Clean and working headlights, taillights, and brake lights are important for communicating with other drivers. How will the cars behind you know if you are stopping if your brake lights don’t work or are dirty? If a light does out, change it as soon as you are able. It can be easy to change the bulb on your own, which can save you a trip to the mechanic. Otherwise, keep an eye out for lights that seem to be dimmer than when they were initially installed, lights that are shining at the wrong angle, or are covered in dirt or snow.
Regular oil changes will help prolong the life of your car. The type of oil used (synthetic vs. conventional vs. high performance) and your car make and model will affect the number of miles between changes. Typically, every 3,000 to 5,000 miles is recommended by most mechanics. With new, clean oil, your engine will run more smoothly, there will be less debris running through the system, and you will get better gas mileage.
Have your brakes inspected annually. The pads and shoes will wear with use and will eventually need to be replaced. Generally, the front pads wear faster than the back. When you’re driving, pay attention to how the brakes feel when you step on the brake pedal, and listen for strange noises as well. You might hear screeching, grinding, the vehicle might pull to one side, or you might feel the brakes pulsing. There are many other warning signs as well, like lights on your dashboard.
The time to change your spark plugs isn’t when you turn your key in the ignition and the car doesn’t start. Rather, you should have your plugs checked, cleaned, and changed at regular intervals. You will know when it’s time to buy new spark plugs when your engine idles rough, your car has difficulty starting, the car jerks while driving, or your fuel economy gets worse. The replacement cost is very low. Poor plugs could cause your catalytic converter to fail, which could choke the engine and cause major problems.

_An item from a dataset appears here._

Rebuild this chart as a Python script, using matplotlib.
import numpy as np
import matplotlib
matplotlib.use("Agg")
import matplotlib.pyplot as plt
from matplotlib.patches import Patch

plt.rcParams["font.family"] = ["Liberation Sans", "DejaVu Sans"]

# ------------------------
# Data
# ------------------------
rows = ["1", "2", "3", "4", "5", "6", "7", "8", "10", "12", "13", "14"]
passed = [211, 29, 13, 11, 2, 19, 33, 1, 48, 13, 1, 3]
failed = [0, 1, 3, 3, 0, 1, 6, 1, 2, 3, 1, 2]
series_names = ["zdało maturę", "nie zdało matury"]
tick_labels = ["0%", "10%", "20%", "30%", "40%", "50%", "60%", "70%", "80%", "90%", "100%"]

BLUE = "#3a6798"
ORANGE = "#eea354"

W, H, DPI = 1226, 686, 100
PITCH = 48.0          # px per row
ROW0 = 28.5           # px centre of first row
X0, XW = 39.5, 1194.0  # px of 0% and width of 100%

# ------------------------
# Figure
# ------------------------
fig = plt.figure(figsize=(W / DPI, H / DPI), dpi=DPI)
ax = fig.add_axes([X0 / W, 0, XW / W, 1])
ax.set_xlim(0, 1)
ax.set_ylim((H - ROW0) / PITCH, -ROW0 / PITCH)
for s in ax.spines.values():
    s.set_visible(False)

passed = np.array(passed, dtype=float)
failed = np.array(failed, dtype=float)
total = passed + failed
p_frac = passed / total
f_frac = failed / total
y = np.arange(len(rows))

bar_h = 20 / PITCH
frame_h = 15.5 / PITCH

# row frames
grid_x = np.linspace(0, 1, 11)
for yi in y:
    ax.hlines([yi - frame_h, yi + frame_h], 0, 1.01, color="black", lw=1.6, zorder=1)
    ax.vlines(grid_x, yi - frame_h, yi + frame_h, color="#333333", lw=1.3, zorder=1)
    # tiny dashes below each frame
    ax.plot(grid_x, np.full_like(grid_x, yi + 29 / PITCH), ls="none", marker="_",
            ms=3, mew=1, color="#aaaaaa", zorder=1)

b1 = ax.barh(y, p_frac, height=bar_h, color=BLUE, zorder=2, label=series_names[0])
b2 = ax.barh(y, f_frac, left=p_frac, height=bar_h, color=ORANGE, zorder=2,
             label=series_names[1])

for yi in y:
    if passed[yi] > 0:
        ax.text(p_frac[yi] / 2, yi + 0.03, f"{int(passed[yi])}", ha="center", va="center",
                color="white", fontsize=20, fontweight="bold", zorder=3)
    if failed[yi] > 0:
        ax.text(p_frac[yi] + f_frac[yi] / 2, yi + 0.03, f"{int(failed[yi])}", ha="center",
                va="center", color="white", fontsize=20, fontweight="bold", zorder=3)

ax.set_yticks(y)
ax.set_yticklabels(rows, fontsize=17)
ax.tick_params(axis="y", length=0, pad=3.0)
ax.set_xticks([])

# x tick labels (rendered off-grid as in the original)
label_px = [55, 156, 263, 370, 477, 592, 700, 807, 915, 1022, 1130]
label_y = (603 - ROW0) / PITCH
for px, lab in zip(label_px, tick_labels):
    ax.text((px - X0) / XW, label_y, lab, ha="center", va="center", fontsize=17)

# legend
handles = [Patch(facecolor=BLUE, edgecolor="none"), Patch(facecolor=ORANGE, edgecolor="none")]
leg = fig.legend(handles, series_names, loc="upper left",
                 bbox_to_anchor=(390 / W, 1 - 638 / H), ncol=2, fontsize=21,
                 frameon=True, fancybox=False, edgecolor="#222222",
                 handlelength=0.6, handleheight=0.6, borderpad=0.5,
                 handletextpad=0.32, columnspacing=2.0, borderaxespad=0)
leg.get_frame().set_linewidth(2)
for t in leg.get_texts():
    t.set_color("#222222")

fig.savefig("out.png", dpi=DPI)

Keeping your engine air filter clean is just as important as keeping your headlights, plugs, and oil clean. It exists to keep dirt and debris from entering your engine and causing a larger issue. If you continue to use a dirty filter, your fuel economy will also decrease. Depending upon your car model, you should have the filter changed every 30,000 to 45,000 miles. They are fairly easy to access and change, and can be done on your own, saving you a trip to the mechanic.

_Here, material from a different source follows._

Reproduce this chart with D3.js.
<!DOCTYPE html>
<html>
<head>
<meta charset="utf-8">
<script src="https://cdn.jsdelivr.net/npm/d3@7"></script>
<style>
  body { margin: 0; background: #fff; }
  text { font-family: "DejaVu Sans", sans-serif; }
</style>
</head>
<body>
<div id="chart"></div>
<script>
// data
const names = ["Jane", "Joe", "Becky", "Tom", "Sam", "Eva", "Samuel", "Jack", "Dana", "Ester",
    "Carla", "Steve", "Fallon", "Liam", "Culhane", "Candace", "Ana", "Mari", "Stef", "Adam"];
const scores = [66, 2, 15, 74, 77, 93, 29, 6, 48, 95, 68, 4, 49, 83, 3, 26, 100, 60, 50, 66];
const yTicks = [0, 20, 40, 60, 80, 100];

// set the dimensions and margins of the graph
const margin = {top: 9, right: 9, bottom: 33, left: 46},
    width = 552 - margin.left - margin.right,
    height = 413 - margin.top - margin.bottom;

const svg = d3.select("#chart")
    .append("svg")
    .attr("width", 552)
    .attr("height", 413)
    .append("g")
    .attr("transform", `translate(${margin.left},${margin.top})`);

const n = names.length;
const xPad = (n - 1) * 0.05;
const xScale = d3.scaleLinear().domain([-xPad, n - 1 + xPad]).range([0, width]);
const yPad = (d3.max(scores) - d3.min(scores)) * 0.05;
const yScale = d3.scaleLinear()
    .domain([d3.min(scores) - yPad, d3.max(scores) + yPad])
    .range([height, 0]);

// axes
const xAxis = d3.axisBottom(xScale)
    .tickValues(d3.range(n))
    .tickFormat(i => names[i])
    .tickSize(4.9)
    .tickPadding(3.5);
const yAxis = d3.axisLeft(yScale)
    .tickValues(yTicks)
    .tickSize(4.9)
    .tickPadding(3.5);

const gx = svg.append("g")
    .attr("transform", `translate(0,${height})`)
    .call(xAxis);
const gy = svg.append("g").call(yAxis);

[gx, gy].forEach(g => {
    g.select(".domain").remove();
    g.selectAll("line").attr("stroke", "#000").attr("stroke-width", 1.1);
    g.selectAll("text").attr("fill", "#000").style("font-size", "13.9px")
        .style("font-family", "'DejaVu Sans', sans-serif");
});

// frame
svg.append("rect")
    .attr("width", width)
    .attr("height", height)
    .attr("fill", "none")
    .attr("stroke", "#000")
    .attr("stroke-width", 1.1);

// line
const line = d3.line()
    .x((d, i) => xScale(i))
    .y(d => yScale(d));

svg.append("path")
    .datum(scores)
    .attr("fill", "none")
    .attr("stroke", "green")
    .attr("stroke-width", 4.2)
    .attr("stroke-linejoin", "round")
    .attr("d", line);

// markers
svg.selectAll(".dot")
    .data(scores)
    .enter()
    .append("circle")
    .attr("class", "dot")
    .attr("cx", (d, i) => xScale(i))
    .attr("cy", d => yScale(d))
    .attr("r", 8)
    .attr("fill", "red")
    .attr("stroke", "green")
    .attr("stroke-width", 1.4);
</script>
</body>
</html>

Timing belts eventually need to be replaced, and you don’t want to wait until the last possible moment to take your car into the shop. That’s because a timing belt helps to rotate the crankshaft and camshaft(s) so that they are synchronized with one another. This helps to open and close the engine valves at the right time. If the valves open wrong and hit the pistons, you could cause serious damage to the engine. Depending upon your car, the belt may need to be replaced between 60,000 and 100,000 miles. The recommended timeframe will be written in your car maintenance schedule. There may not be any warning signs that the belt is about to break, but if you hear squeaking under the hood, bring it in as soon as you can.

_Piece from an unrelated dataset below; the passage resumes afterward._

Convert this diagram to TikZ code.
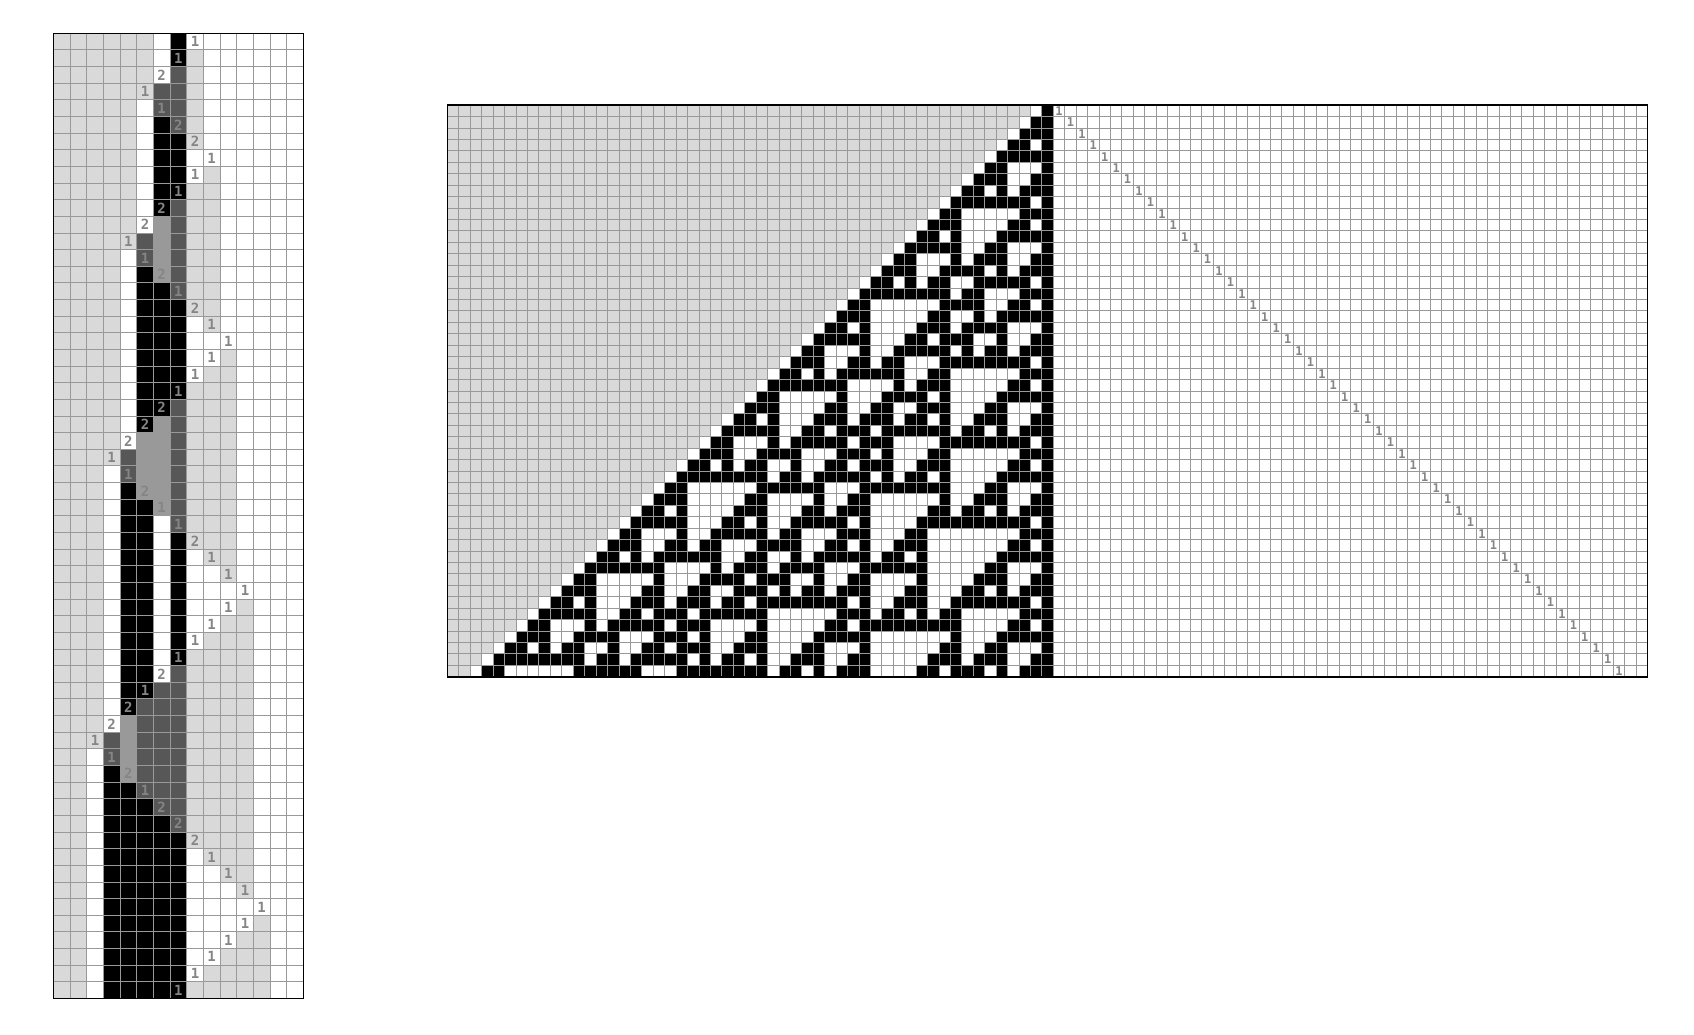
\documentclass[tikz,border=0pt]{standalone}
\usepackage{fontspec}
\usepackage{tikz}
\newfontfamily\cellfont{DejaVu Sans Mono}

\definecolor{tmlight}{gray}{0.85}
\definecolor{tmmid}{gray}{0.6}
\definecolor{tmdark}{gray}{0.34}
\definecolor{labelgray}{gray}{0.52}
\definecolor{gridgray}{gray}{0.6}

% state of a rule 110 cell: row, distance from the right edge
\newcommand{\cellstate}[2]{\ifcsname ca-#1-#2\endcsname\csname ca-#1-#2\endcsname\else0\fi}

% paint one tape row from a string of colour letters
\newcount\tmcol
\newcommand{\tmrow}[2]{\def\tmr{#1}\global\tmcol=0 \tmnext#2\relax}
\def\tmnext#1{%
  \ifx#1\relax\else
    \path[tm#1] (\the\tmcol,\tmr) rectangle ++(1,1);%
    \global\advance\tmcol by 1\relax
    \expandafter\tmnext
  \fi}

\begin{document}
\begin{tikzpicture}[
		x=1pt, y=-1pt,
		tmW/.style={fill=white},
		tmL/.style={fill=tmlight},
		tmM/.style={fill=tmmid},
		tmD/.style={fill=tmdark},
		tmB/.style={fill=black},
		rulecell/.style={fill=black},
		cellgrid/.style={draw=gridgray, line width=0.9pt},
		frame/.style={draw=black, line width=1.6pt},
		headlabel/.style={text=labelgray, inner sep=0pt, font=\cellfont\bfseries\fontsize{14}{14}\selectfont},
		rulehead/.style={text=labelgray, inner sep=0pt, font=\cellfont\bfseries\fontsize{12}{12}\selectfont}
		]
		\useasboundingbox (0,0) rectangle (1694,1034);
		
		% Turing machine run, one row per step
		\begin{scope}[shift={(53.3pt,-33.3pt)}, x=16.67pt, y=-16.64pt]
		\foreach \tape/\hc/\hs [count=\ri from 0] in {
			LLLLLLWBWWWWWWW/8/1, LLLLLLWBLWWWWWW/7/1, LLLLLLWDLWWWWWW/6/2,
			LLLLLLDDLWWWWWW/5/1, LLLLLWDDLWWWWWW/6/1, LLLLLWBDLWWWWWW/7/2,
			LLLLLWBBLWWWWWW/8/2, LLLLLWBBWWWWWWW/9/1, LLLLLWBBWLWWWWW/8/1,
			LLLLLWBBLLWWWWW/7/1, LLLLLWBDLLWWWWW/6/2, LLLLLWMDLLWWWWW/5/2,
			LLLLLDMDLLWWWWW/4/1, LLLLWDMDLLWWWWW/5/1, LLLLWBMDLLWWWWW/6/2,
			LLLLWBBDLLWWWWW/7/1, LLLLWBBBLLWWWWW/8/2, LLLLWBBBWLWWWWW/9/1,
			LLLLWBBBWWWWWWW/10/1, LLLLWBBBWWLWWWW/9/1, LLLLWBBBWLLWWWW/8/1,
			LLLLWBBBLLLWWWW/7/1, LLLLWBBDLLLWWWW/6/2, LLLLWBMDLLLWWWW/5/2,
			LLLLWMMDLLLWWWW/4/2, LLLLDMMDLLLWWWW/3/1, LLLWDMMDLLLWWWW/4/1,
			LLLWBMMDLLLWWWW/5/2, LLLWBBMDLLLWWWW/6/1, LLLWBBWDLLLWWWW/7/1,
			LLLWBBWBLLLWWWW/8/2, LLLWBBWBWLLWWWW/9/1, LLLWBBWBWWLWWWW/10/1,
			LLLWBBWBWWWWWWW/11/1, LLLWBBWBWWWLWWW/10/1, LLLWBBWBWWLLWWW/9/1,
			LLLWBBWBWLLLWWW/8/1, LLLWBBWBLLLLWWW/7/1, LLLWBBWDLLLLWWW/6/2,
			LLLWBBDDLLLLWWW/5/1, LLLWBDDDLLLLWWW/4/2, LLLWMDDDLLLLWWW/3/2,
			LLLDMDDDLLLLWWW/2/1, LLWDMDDDLLLLWWW/3/1, LLWBMDDDLLLLWWW/4/2,
			LLWBBDDDLLLLWWW/5/1, LLWBBBDDLLLLWWW/6/2, LLWBBBBDLLLLWWW/7/2,
			LLWBBBBBLLLLWWW/8/2, LLWBBBBBWLLLWWW/9/1, LLWBBBBBWWLLWWW/10/1,
			LLWBBBBBWWWLWWW/11/1, LLWBBBBBWWWWWWW/12/1, LLWBBBBBWWWWLWW/11/1,
			LLWBBBBBWWWLLWW/10/1, LLWBBBBBWWLLLWW/9/1, LLWBBBBBWLLLLWW/8/1,
			LLWBBBBBLLLLLWW/7/1}
		{
			\edef\next{\noexpand\tmrow{\ri}{\tape}}\next
			\node[headlabel] (h\ri) at ({\hc+0.5},{\ri+0.5}) {\hs};
		}
		\foreach \ci in {1,...,14} \draw[cellgrid] (\ci,0) -- (\ci,58);
		\foreach \ri in {1,...,57} \draw[cellgrid] (0,\ri) -- (15,\ri);
		\draw[frame] (0,0) rectangle (15,58);
		\end{scope}
		
		% Rule 110 from one black cell
		\expandafter\gdef\csname ca-0-0\endcsname{1}
		\foreach \ri in {1,...,49}{
			\pgfmathtruncatemacro\rp{\ri-1}
			\foreach \ki in {0,...,\ri}{
				\pgfmathtruncatemacro\kl{\ki+1}
				\pgfmathtruncatemacro\kr{\ki-1}
				\edef\nbl{\cellstate{\rp}{\kl}}%
				\edef\nbc{\cellstate{\rp}{\ki}}%
				\edef\nbr{\cellstate{\rp}{\kr}}%
				\ifnum\numexpr\nbc+\nbr\relax>0
					\ifnum\numexpr\nbl+\nbc+\nbr\relax<3
						\expandafter\xdef\csname ca-\ri-\ki\endcsname{1}%
					\fi
				\fi
			}
		}
		
		\begin{scope}[shift={(447.5pt,-105.2pt)}, x=11.43pt, y=-11.43pt]
		% not yet reached
		\foreach \ri in {0,...,49} \fill[tmL] (0,\ri) rectangle ({51-\ri},{\ri+1});
		\foreach \ri in {0,...,49}{
			\foreach \ki in {0,...,\ri}{
				\ifnum\cellstate{\ri}{\ki}=1
					\fill[rulecell] ({52-\ki},\ri) rectangle ++(1,1);
				\fi
			}
		}
		\foreach \ci in {1,...,104} \draw[cellgrid] (\ci,0) -- (\ci,50);
		\foreach \ri in {1,...,49} \draw[cellgrid] (0,\ri) -- (105,\ri);
		\draw[frame] (0,0) rectangle (105,50);
		% head running right
		\foreach \ri in {0,...,49} \node[rulehead] (rh\ri) at ({53.5+\ri},{\ri+0.5}) {1};
		\end{scope}
		
	\end{tikzpicture}
\end{document}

Regular maintenance will cost far less than the price to fix a much larger problem further down the road, repair your car after an accident, or pay a higher premium as a result of multiple auto claims. Bankrate.com created a chart displaying the price differences between regular maintenance and ignoring the problem. For example, a year of oil changes may cost $120, but the price to replace your engine after dirty oil and debris enters the system could cost $4,000. A $50 tire rotation every 7,500 miles costs much less than $350-$700 to replace the tires earlier than necessary.
Speak with the Experts
Bring your car into a mechanic and discuss any pressing maintenance issues for your car, including any dash light warnings. If a computer sensor may be out, that is a simple and quick fix. However, without the sensor working, something important like your anti-lock braking system may fail to work.
Follow the mechanic’s recommendations, as well as the car maintenance schedule for your make and model. This will tell you how often things need replacing, and when to expect the more expensive work, like the timing belt, to take place. Paying a little bit here and there could save you a lot in the long run.
Set up a meeting with your independent insurance agent. Discuss your car history and any recent accident reports. If you have done a good job maintaining your car, you will see lower premiums in the long run. You may even receive a good driver discount, which could save you up to 30 percent on your annual premium.